The company has already begun using cans with linings made from acrylic or polyester materials and will continue to introduce the new linings across the U.S. and Canadian until the transition is complete in mid-2017.
Campbell first announced its intention to move away from BPA linings in February 2012, in response to consumer feedback. Since then, Campbell has tested hundreds of alternatives. As the company has stated previously, the transition faced a number of technical challenges. This included identifying linings that would ensure the safety of more than 600 different recipes, such as its tomato-based products, which are naturally acidic and can react with some linings over time.
The products that will be packaged in non-BPA lined cans include all varieties of Campbell’s soups and gravies, Swanson broth and SpaghettiOs pasta. The company is on track to have 75 percent of its soup portfolio in non-BPA lined cans by December 2016. The company is also currently testing alternatives to BPA coatings used on other packaging, including aluminum cans used for V8 beverages and metal screw top lids on glass jars. The company is on track to transition these products to a non-BPA solution by the middle of 2017.
Campbell is convinced BPA is one of the safest packaging options in the world, citing extensive scientific studies and regulations by the U.S. Food and Drug Administration and many international regulatory agencies.

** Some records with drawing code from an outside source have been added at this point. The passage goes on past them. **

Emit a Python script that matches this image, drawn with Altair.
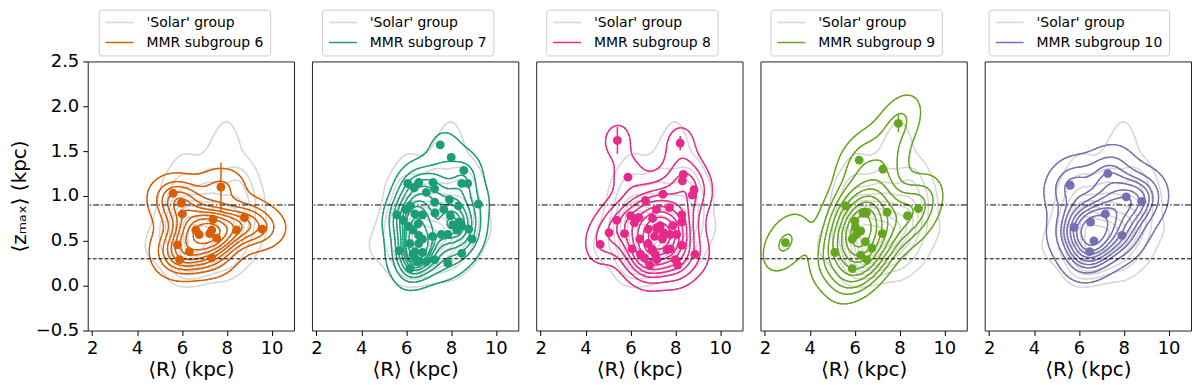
import numpy as np
import pandas as pd
import altair as alt

# ---------------- data ----------------
GROUP_IDS = [6, 7, 8, 9, 10]
COLORS = ["#d95f02", "#1b9e77", "#e7298a", "#66a61e", "#7570b3"]
SOLAR_LABEL = "'Solar' group"
SOLAR_COLOR = "#d6d6d6"

R6 = [5.61, 5.98, 6.02, 7.74, 7.39, 8.79, 9.58, 8.44, 6.62, 6.77, 7.33, 7.24, 7.55, 5.80, 6.33, 5.90, 7.33]
Z6 = [1.03, 0.92, 0.80, 1.10, 0.74, 0.76, 0.63, 0.62, 0.62, 0.57, 0.62, 0.58, 0.53, 0.455, 0.38, 0.29, 0.31]

R7 = [7.52, 8.01, 8.57, 8.48, 8.74, 6.07, 6.56, 6.36, 7.20, 7.27, 6.90, 7.93, 7.27, 9.22, 8.33, 6.17,
      5.99, 7.68, 7.29, 5.58, 6.39, 6.73, 7.97, 5.87, 6.53, 8.38, 8.08, 8.48, 8.79, 6.12, 6.31, 8.26,
      7.57, 7.86, 6.56, 7.17, 6.73, 8.94, 6.17, 6.56, 5.68, 6.39, 6.73, 8.48, 6.39, 6.90, 7.27, 7.86,
      6.17, 6.53, 6.31]
Z7 = [1.57, 1.43, 1.285, 1.14, 1.14, 1.14, 1.15, 1.09, 1.15, 1.08, 1.04, 0.96, 0.93, 0.91, 0.89, 0.89,
      0.85, 0.85, 0.81, 0.79, 0.80, 0.79, 0.78, 0.73, 0.69, 0.71, 0.68, 0.67, 0.63, 0.66, 0.62, 0.62,
      0.57, 0.57, 0.56, 0.55, 0.52, 0.52, 0.47, 0.47, 0.39, 0.38, 0.37, 0.36, 0.31, 0.27, 0.29, 0.25,
      0.19, 0.27, 0.35]

R8 = [5.42, 8.22, 5.89, 8.36, 8.32, 8.84, 8.76, 7.45, 6.67, 7.74, 7.16, 8.29, 6.01, 6.37, 6.99, 5.39,
      6.18, 8.29, 7.89, 7.33, 6.79, 7.18, 7.48, 5.05, 5.74, 8.07, 7.78, 7.08, 7.43, 6.42, 6.79, 8.29,
      4.65, 6.08, 6.96, 7.63, 7.78, 6.45, 6.63, 7.11, 8.88, 7.18, 8.00, 8.11, 6.86, 7.48, 7.26]
Z8 = [1.62, 1.59, 1.21, 1.24, 1.17, 1.07, 1.01, 1.02, 0.95, 0.87, 0.85, 0.79, 0.78, 0.76, 0.75, 0.73,
      0.70, 0.71, 0.67, 0.67, 0.63, 0.63, 0.59, 0.59, 0.58, 0.57, 0.57, 0.55, 0.52, 0.52, 0.47, 0.45,
      0.46, 0.41, 0.41, 0.40, 0.41, 0.35, 0.31, 0.35, 0.35, 0.29, 0.29, 0.23, 0.23, 0.57, 0.65]

R9 = [7.95, 6.20, 7.26, 5.61, 7.45, 8.84, 8.36, 6.37, 6.52, 6.01, 6.04, 6.27, 6.08, 7.23, 5.89, 6.48,
      6.77, 2.91, 5.12, 6.27, 6.55, 5.89, 6.42]
Z9 = [1.81, 1.40, 1.30, 0.89, 0.82, 0.86, 0.78, 0.81, 0.81, 0.72, 0.65, 0.61, 0.57, 0.58, 0.52, 0.49,
      0.42, 0.48, 0.37, 0.34, 0.29, 0.19, 0.81]

R10 = [7.29, 5.61, 8.11, 8.80, 7.18, 6.52, 5.79, 7.92, 6.67, 6.48]
Z10 = [1.25, 1.12, 0.99, 0.94, 0.80, 0.71, 0.65, 0.56, 0.50, 0.38]

# error bars (R, zmax, half-length) per subgroup
ERR_R = [[7.74, 8.79], [], [5.42, 8.22], [7.95, 7.26], []]
ERR_Z = [[1.10, 0.76], [], [1.62, 1.59], [1.81, 1.30], []]
ERR_E = [[0.27, 0.05], [], [0.15, 0.08], [0.10, 0.05], []]

RS = [R6, R7, R8, R9, R10]
ZS = [Z6, Z7, Z8, Z9, Z10]

HLINE_DASHED = [0.3]
HLINE_DASHDOT = [0.9]

X_DOMAIN = [1.8, 11.0]
Y_DOMAIN = [-0.5, 2.5]
X_TICKS = [2, 4, 6, 8, 10]
Y_TICKS = [-0.5, 0.0, 0.5, 1.0, 1.5, 2.0, 2.5]
LEGEND_X = [11, 10, 10, 10, 4]

# ---------------- KDE + marching squares ----------------
GX = np.linspace(0.0, 13.0, 150)
GY = np.linspace(-1.5, 3.5, 150)


def kde_grid(r, z):
    r = np.asarray(r, float)
    z = np.asarray(z, float)
    pts = np.vstack([r, z])
    n = pts.shape[1]
    f = n ** (-1.0 / 6.0)
    cov = np.cov(pts) * f * f
    inv = np.linalg.inv(cov)
    gx, gy = np.meshgrid(GX, GY)
    dx = gx[..., None] - r
    dy = gy[..., None] - z
    q = inv[0, 0] * dx * dx + 2 * inv[0, 1] * dx * dy + inv[1, 1] * dy * dy
    return np.exp(-0.5 * q).sum(-1)


def iso_levels(D, thresh=0.05, n=10):
    iso = np.linspace(thresh, 1, n)
    v = np.sort(D.ravel())[::-1]
    c = np.cumsum(v) / v.sum()
    idx = np.searchsorted(c, 1 - iso)
    lv = np.take(v, idx, mode="clip")
    return lv[:-1]


def segments(D, lev):
    z00 = D[:-1, :-1]; z10 = D[:-1, 1:]; z11 = D[1:, 1:]; z01 = D[1:, :-1]
    s00 = z00 >= lev; s10 = z10 >= lev; s11 = z11 >= lev; s01 = z01 >= lev
    xi = np.broadcast_to(GX[:-1][None, :], z00.shape)
    xi1 = np.broadcast_to(GX[1:][None, :], z00.shape)
    yj = np.broadcast_to(GY[:-1][:, None], z00.shape)
    yj1 = np.broadcast_to(GY[1:][:, None], z00.shape)

    def t(a, b):
        d = b - a
        d = np.where(d == 0, 1e-12, d)
        return (lev - a) / d

    with np.errstate(all="ignore"):
        pts = {
            "b": (xi + t(z00, z10) * (xi1 - xi), yj),
            "r": (xi1, yj + t(z10, z11) * (yj1 - yj)),
            "t": (xi + t(z01, z11) * (xi1 - xi), yj1),
            "l": (xi, yj + t(z00, z01) * (yj1 - yj)),
        }
    cr = {"b": s00 != s10, "r": s10 != s11, "t": s01 != s11, "l": s00 != s01}
    ncr = cr["b"].astype(int) + cr["r"] + cr["t"] + cr["l"]
    out = []
    for p, q in [("b", "r"), ("b", "t"), ("b", "l"), ("r", "t"), ("r", "l"), ("t", "l")]:
        m = (ncr == 2) & cr[p] & cr[q]
        out.append((pts[p][0][m], pts[p][1][m], pts[q][0][m], pts[q][1][m]))
    center = (z00 + z10 + z11 + z01) / 4 >= lev
    m4 = ncr == 4
    same = m4 & (s00 == center)
    diff = m4 & (s00 != center)
    for m, pairs in [(same, [("b", "r"), ("t", "l")]), (diff, [("b", "l"), ("t", "r")])]:
        for p, q in pairs:
            out.append((pts[p][0][m], pts[p][1][m], pts[q][0][m], pts[q][1][m]))
    x1 = np.concatenate([o[0] for o in out]); y1 = np.concatenate([o[1] for o in out])
    x2 = np.concatenate([o[2] for o in out]); y2 = np.concatenate([o[3] for o in out])
    return x1, y1, x2, y2


def contour_df(r, z, label):
    D = kde_grid(r, z)
    frames = []
    for lev in iso_levels(D):
        x1, y1, x2, y2 = segments(D, lev)
        frames.append(pd.DataFrame({"x1": x1, "y1": y1, "x2": x2, "y2": y2}))
    df = pd.concat(frames, ignore_index=True).round(4)
    df["grp"] = label
    return df


SOLAR_R = sum(RS, [])
SOLAR_Z = sum(ZS, [])
solar_df = contour_df(SOLAR_R, SOLAR_Z, SOLAR_LABEL)

FONT = "DejaVu Sans"


def panel(i):
    lab = f"MMR subgroup {GROUP_IDS[i]}"
    col = COLORS[i]
    segs = pd.concat([solar_df, contour_df(RS[i], ZS[i], lab)], ignore_index=True)
    xsc = alt.Scale(domain=X_DOMAIN, nice=False, zero=False)
    ysc = alt.Scale(domain=Y_DOMAIN, nice=False, zero=False)
    xax = alt.Axis(values=X_TICKS, format="d", title="⟨R⟩ (kpc)", titlePadding=2, labelPadding=4)
    if i == 0:
        yax = alt.Axis(values=Y_TICKS, format=".1f", title="⟨zₘₐₓ⟩ (kpc)", titlePadding=6, labelPadding=4)
    else:
        yax = None

    cont = alt.Chart(segs).mark_rule(strokeWidth=1.4, strokeCap="round", clip=True).encode(
        x=alt.X("x1:Q", scale=xsc, axis=xax),
        y=alt.Y("y1:Q", scale=ysc, axis=yax),
        x2="x2:Q",
        y2="y2:Q",
        color=alt.Color(
            "grp:N",
            sort=None,
            scale=alt.Scale(domain=[SOLAR_LABEL, lab], range=[SOLAR_COLOR, col]),
            legend=alt.Legend(
                title=None, orient="none", legendX=LEGEND_X[i], legendY=-52,
                direction="vertical", symbolType="stroke", symbolSize=784,
                symbolStrokeWidth=1.5, labelFontSize=14, labelFont=FONT, labelColor="black",
                strokeColor="#cccccc", fillColor="white", padding=6, cornerRadius=3,
                rowPadding=6, clipHeight=14, labelOffset=12,
            ),
        ),
    )
    dashed = alt.Chart(pd.DataFrame({"y": HLINE_DASHED})).mark_rule(
        color="black", strokeWidth=1, strokeDash=[4, 2]
    ).encode(y=alt.Y("y:Q", scale=ysc, axis=yax))
    dashdot = alt.Chart(pd.DataFrame({"y": HLINE_DASHDOT})).mark_rule(
        color="black", strokeWidth=1, strokeDash=[6, 2, 1.5, 2]
    ).encode(y=alt.Y("y:Q", scale=ysc, axis=yax))
    layers = [cont, dashed, dashdot]
    if ERR_R[i]:
        edf = pd.DataFrame({"r": ERR_R[i], "z": ERR_Z[i], "e": ERR_E[i]})
        edf["lo"] = edf["z"] - edf["e"]
        edf["hi"] = edf["z"] + edf["e"]
        err = alt.Chart(edf).mark_rule(color=col, strokeWidth=1.5).encode(
            x=alt.X("r:Q", scale=xsc, axis=xax),
            y=alt.Y("lo:Q", scale=ysc, axis=yax),
            y2="hi:Q",
        )
        layers.append(err)
    pts = alt.Chart(pd.DataFrame({"r": RS[i], "z": ZS[i]})).mark_circle(
        size=80, opacity=1, color=col
    ).encode(
        x=alt.X("r:Q", scale=xsc, axis=xax),
        y=alt.Y("z:Q", scale=ysc, axis=yax),
    )
    layers.append(pts)
    return alt.layer(*layers).properties(width=207, height=270)


chart = alt.hconcat(*[panel(i) for i in range(5)], spacing=18, bounds="flush").resolve_scale(
    color="independent"
).properties(padding=0).configure_axis(
    labelFont=FONT, labelFontSize=18, labelColor="black",
    titleFont=FONT, titleFontSize=20, titleFontWeight="normal", titleColor="black",
    grid=False, domain=False, tickColor="black", tickSize=5, tickWidth=1,
).configure_view(stroke="#222222", strokeWidth=1)

chart.save("out.html", embed_options={"renderer": "svg", "actions": False})
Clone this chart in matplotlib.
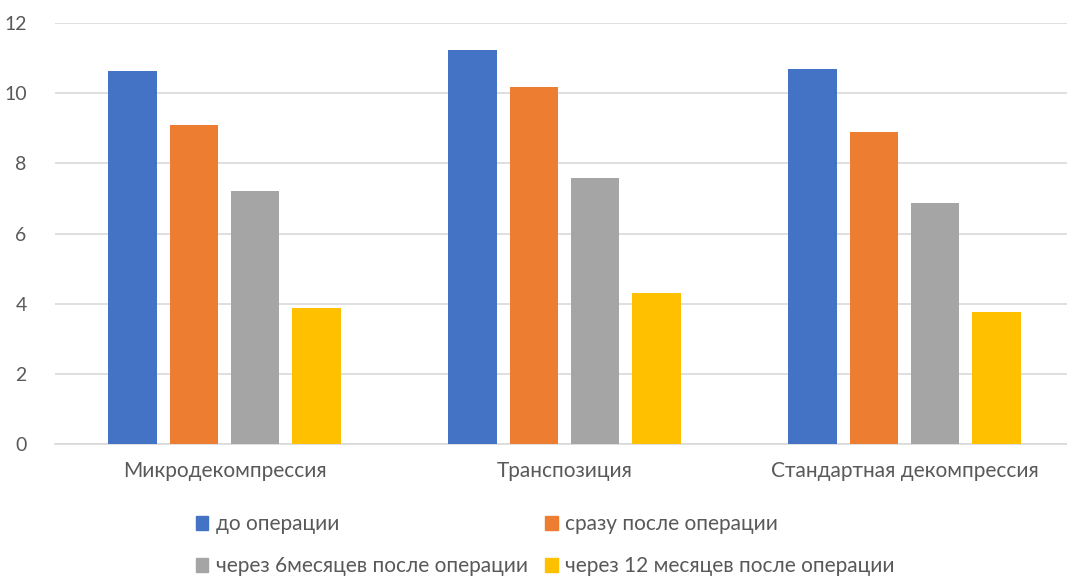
import numpy as np
import matplotlib.pyplot as plt
from matplotlib.patches import Patch

plt.rcParams['font.family'] = ['Lato', 'DejaVu Sans']

categories = ['Микродекомпрессия', 'Транспозиция', 'Стандартная декомпрессия']
series_names = ['до операции', 'сразу после операции',
                'через 6месяцев после операции', 'через 12 месяцев после операции']
before = [10.63, 11.23, 10.69]
right_after = [9.09, 10.18, 8.89]
after_6m = [7.21, 7.58, 6.87]
after_12m = [3.88, 4.30, 3.76]
colors = ['#4472C4', '#ED7D31', '#A5A5A5', '#FFC000']

values = [before, right_after, after_6m, after_12m]
text_color = '#595959'

fig = plt.figure(figsize=(10.67, 5.76), dpi=100)
ax = fig.add_axes([0.0511, 0.229, 0.956, 0.731])

x = np.arange(len(categories))
bar_width = 0.143
step = 0.18
for i, (vals, col) in enumerate(zip(values, colors)):
    ax.bar(x + (i - 1.5) * step, vals, width=bar_width, color=col, zorder=3)

ax.set_xlim(-0.5, 2.5)
ax.set_ylim(0, 12)
ax.set_yticks(range(0, 13, 2))
ax.yaxis.grid(True, color='#D9D9D9', linewidth=1.2, zorder=0)
ax.set_xticks(x)
ax.set_xticklabels(categories, fontsize=15, color=text_color)
ax.tick_params(axis='y', labelsize=14, labelcolor=text_color, length=0, pad=20)
ax.tick_params(axis='x', length=0, pad=12)
for s in ['top', 'right', 'left']:
    ax.spines[s].set_visible(False)
ax.spines['bottom'].set_color('#D9D9D9')
ax.spines['bottom'].set_linewidth(1.2)

# legend fills column-wise, so reorder to get row-wise layout
order = [0, 2, 1, 3]
handles = [Patch(color=colors[k]) for k in order]
labels = [series_names[k] for k in order]
fig.legend(handles, labels, ncol=2, loc='lower left',
           bbox_to_anchor=(0.166, -0.033), frameon=False, fontsize=15,
           labelcolor=text_color, handlelength=0.6, handleheight=0.6,
           handletextpad=0.35, columnspacing=0.85, labelspacing=1.05)

fig.savefig('out.png', dpi=100)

The widely used synthetic compound has been in commercial use since 1957. BPA exhibits hormone-like properties that raise concern about its suitability in some consumer products and food containers. Since 2008, several governments have investigated its safety, which prompted some retailers to withdraw some products, but never found enough evidence to ban the substance. However, the FDA in the US, the European Union and Canada have all banned BPA use in baby bottles, based on uncertainties.
The Endocrine Society said in 2015 that the results of ongoing laboratory research gave grounds for concern about the potential hazards of endocrine-disrupting chemicals – including BPA – in the environment, and that on the basis of the precautionary principle these substances should continue to be assessed and tightly regulated.